Macro-economic Indicators
The report lays bare some critical indicators. Real GDP growth is seen decelerating to a mere 0.4% in 2023 and further to 0.3% in 2024. The upcoming General Election and ambiguous demand strength are perceived as potential risk amplifiers.
Inflation continues its high stride, with a return to the 2% target only expected by late 2024, primarily if businesses keep transferring higher costs to consumers to revive margins.
Moreover, the labour market appears to be losing its steam, with a noticeable slowdown in hiring and a diminished enthusiasm among workers for job switching. As the demand-supply gap narrows, a gradual fall in pay growth is anticipated.
Unveiling the Property Market Dynamics
Delving deeper into the housing market, it’s evident that the market is adjusting to the escalated interest rates. Mortgage approval plummeted by 22% in July 2023 compared to the previous year, with property transactions trailing by 16%.
The scenario depicts a two-fold challenge: higher mortgage rates acting as a deterrent for borrowers, and an increased risk of defaults posing a threat to lenders. The Bank of England estimates a significant blow to around 350,000 households, who will witness their monthly mortgage payments surge by over £500 by the end of 2023.

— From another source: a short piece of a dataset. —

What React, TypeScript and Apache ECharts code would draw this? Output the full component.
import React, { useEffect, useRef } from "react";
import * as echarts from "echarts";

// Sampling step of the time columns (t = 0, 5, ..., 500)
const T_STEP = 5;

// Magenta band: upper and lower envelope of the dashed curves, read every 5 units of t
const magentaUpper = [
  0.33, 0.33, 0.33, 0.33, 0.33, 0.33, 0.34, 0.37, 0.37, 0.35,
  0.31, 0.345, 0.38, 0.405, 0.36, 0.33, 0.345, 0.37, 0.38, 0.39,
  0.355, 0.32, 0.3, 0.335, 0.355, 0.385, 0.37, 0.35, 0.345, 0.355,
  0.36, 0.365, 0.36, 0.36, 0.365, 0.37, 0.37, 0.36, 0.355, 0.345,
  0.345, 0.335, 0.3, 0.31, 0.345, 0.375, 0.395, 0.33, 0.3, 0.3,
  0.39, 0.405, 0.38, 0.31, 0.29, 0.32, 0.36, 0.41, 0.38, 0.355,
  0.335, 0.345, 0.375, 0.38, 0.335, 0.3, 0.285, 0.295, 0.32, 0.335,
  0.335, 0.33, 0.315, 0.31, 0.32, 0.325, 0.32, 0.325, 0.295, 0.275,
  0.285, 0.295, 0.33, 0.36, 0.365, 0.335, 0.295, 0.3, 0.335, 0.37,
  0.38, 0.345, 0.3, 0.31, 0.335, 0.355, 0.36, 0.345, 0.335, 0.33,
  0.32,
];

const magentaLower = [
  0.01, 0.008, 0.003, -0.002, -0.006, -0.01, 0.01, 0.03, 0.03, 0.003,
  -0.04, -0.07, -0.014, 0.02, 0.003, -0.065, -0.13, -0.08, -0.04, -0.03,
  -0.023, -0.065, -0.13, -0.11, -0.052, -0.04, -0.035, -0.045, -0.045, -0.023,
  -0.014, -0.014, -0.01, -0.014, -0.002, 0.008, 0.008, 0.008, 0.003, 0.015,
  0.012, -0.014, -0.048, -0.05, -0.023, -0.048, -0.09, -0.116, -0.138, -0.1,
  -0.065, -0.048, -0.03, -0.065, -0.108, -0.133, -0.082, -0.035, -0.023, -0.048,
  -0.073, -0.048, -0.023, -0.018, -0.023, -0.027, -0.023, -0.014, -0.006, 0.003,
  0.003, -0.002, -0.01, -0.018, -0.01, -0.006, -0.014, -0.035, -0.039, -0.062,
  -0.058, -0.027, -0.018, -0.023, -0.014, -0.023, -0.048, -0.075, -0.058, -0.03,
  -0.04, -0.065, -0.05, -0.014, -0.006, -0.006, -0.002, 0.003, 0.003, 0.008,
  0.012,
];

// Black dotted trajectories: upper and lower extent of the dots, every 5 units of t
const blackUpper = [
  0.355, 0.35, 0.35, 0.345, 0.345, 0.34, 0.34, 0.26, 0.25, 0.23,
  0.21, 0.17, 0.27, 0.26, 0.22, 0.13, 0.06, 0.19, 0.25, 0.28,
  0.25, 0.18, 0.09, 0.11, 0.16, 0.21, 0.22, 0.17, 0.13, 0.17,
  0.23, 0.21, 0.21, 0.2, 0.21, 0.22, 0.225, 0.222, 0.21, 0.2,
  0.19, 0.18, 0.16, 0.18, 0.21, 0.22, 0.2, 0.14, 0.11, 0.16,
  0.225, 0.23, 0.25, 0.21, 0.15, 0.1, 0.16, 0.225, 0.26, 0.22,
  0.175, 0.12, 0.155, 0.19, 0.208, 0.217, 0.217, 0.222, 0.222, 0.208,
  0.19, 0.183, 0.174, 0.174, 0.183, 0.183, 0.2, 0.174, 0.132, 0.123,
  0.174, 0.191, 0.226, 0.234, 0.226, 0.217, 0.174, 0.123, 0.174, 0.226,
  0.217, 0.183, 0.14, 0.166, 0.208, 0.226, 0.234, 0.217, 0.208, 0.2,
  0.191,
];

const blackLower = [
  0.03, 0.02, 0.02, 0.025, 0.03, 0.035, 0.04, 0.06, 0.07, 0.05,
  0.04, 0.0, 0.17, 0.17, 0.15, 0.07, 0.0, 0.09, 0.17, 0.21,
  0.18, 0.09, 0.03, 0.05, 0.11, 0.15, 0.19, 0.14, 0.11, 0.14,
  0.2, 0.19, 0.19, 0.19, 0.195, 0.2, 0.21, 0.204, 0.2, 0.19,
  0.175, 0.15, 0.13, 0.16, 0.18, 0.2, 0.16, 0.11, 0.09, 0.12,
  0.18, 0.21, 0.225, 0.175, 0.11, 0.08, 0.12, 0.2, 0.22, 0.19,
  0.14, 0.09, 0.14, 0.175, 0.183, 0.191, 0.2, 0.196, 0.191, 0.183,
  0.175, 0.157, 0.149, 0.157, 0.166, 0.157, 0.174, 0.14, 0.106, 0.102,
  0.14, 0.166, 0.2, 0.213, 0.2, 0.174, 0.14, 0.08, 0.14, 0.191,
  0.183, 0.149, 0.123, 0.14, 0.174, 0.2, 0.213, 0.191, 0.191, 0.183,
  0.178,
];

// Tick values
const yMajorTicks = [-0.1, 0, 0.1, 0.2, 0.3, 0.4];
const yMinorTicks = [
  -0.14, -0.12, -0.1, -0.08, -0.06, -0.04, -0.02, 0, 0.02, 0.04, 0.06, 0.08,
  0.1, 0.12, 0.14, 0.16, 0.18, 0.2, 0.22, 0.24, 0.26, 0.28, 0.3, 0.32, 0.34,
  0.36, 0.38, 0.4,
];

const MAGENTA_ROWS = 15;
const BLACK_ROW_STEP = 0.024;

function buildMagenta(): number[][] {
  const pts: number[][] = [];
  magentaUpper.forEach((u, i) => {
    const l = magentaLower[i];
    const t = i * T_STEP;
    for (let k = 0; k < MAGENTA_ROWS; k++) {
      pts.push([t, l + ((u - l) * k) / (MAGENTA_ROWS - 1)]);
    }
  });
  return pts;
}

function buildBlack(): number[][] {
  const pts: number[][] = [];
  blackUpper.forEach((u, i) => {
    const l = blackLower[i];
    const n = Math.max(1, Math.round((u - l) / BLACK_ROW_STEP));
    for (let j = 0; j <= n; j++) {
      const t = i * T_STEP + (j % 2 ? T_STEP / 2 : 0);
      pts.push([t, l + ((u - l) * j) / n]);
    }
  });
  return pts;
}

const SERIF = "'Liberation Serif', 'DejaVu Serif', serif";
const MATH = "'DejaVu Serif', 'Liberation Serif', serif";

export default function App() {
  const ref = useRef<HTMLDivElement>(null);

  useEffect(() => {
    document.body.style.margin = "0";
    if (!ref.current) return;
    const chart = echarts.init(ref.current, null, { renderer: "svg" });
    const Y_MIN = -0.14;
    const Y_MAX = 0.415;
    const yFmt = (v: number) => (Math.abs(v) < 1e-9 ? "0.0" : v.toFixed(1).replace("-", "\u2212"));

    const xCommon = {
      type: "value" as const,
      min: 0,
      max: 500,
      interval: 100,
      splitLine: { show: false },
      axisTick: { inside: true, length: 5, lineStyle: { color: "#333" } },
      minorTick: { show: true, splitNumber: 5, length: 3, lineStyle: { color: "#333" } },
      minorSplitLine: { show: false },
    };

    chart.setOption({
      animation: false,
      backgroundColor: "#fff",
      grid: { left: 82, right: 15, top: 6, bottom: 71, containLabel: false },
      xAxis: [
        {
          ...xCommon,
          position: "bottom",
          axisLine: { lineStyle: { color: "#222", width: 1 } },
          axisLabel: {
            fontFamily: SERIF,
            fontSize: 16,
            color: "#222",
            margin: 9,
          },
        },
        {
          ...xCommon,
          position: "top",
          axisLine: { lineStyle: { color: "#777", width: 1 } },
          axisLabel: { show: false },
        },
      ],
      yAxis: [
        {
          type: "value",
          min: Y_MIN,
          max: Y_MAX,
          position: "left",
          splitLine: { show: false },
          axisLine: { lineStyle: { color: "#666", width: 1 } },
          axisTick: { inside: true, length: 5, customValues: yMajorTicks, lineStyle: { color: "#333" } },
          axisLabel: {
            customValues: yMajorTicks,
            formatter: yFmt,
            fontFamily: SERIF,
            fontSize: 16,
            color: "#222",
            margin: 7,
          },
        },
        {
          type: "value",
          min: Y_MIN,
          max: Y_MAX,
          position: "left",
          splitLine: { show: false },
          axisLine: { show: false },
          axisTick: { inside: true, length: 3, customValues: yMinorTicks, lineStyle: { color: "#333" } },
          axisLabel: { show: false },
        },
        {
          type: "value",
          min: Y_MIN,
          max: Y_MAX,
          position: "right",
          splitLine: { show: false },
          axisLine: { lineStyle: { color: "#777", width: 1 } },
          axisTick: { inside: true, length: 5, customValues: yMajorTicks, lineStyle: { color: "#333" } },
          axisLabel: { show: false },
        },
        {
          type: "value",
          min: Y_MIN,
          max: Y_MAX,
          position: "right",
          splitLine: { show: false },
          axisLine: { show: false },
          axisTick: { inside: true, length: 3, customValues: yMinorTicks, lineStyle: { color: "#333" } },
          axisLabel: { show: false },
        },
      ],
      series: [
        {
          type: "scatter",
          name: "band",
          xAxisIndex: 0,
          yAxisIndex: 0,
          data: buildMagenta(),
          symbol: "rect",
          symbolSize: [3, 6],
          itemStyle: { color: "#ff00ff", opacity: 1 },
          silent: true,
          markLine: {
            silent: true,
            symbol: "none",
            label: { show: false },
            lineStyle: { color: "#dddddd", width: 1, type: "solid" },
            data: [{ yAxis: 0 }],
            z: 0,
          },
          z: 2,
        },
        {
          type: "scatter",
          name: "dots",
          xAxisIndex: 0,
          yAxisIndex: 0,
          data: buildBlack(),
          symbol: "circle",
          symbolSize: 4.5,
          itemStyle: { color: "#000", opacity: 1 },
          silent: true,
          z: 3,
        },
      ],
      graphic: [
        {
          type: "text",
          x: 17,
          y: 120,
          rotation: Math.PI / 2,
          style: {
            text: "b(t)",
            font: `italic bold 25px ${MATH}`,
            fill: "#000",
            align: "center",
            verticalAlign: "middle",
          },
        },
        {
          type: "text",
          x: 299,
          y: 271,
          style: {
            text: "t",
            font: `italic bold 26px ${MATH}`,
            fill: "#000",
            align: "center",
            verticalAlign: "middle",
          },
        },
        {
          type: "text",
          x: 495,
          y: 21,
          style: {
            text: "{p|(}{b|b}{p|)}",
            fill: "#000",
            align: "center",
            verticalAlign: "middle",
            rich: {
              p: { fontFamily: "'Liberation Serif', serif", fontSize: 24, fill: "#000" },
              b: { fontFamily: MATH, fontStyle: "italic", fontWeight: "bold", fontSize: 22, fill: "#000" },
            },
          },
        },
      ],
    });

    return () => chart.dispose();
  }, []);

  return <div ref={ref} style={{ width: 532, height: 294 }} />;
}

On the supply front, a sharp decline in residential housing completions was recorded at the year’s outset, aligning with the downturn in construction output and residential PMI data. KPMG’s forecast envisions a peak-to-trough dip in nominal house prices of about eight to 10%, roughly half the drop experienced during 2007-09.

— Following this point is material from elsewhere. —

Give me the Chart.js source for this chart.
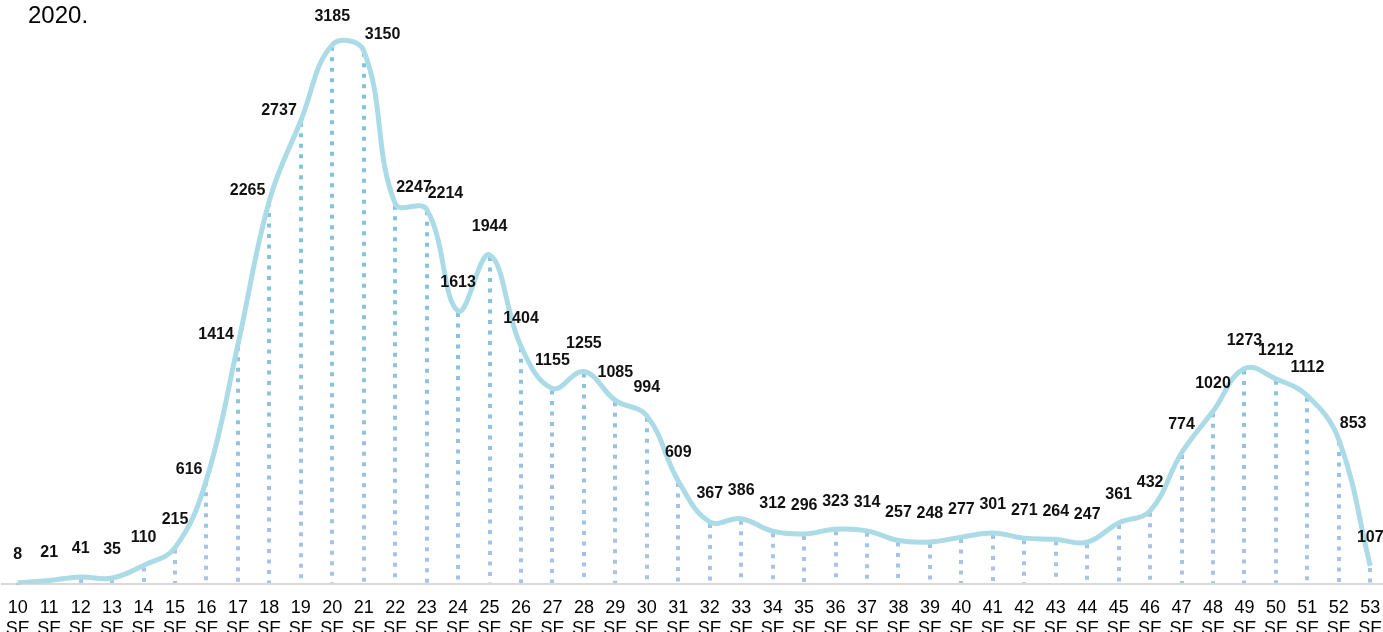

What Lies Ahead for Property Investors?
The unfolding scenario presents a mixed bag for investors. While the anticipated fall in house prices may open doors for bargain purchases, the overall economic slowdown, coupled with the interest rates conundrum, suggests a cautious approach.
Moreover, the looming General Election adds a layer of uncertainty, which historically has had the potential to swing market sentiments significantly.
Investors would do well to keep a close eye on the evolving macroeconomic indicators and policy directions while considering long-term strategies to navigate through the forthcoming market dynamics.
The landscape of the UK property market is undeniably shifting. As potential investors, aligning investment strategies to the economic undercurrents, and perhaps waiting for a clearer picture post-election, could be a prudent approach to mitigate risks and optimize returns.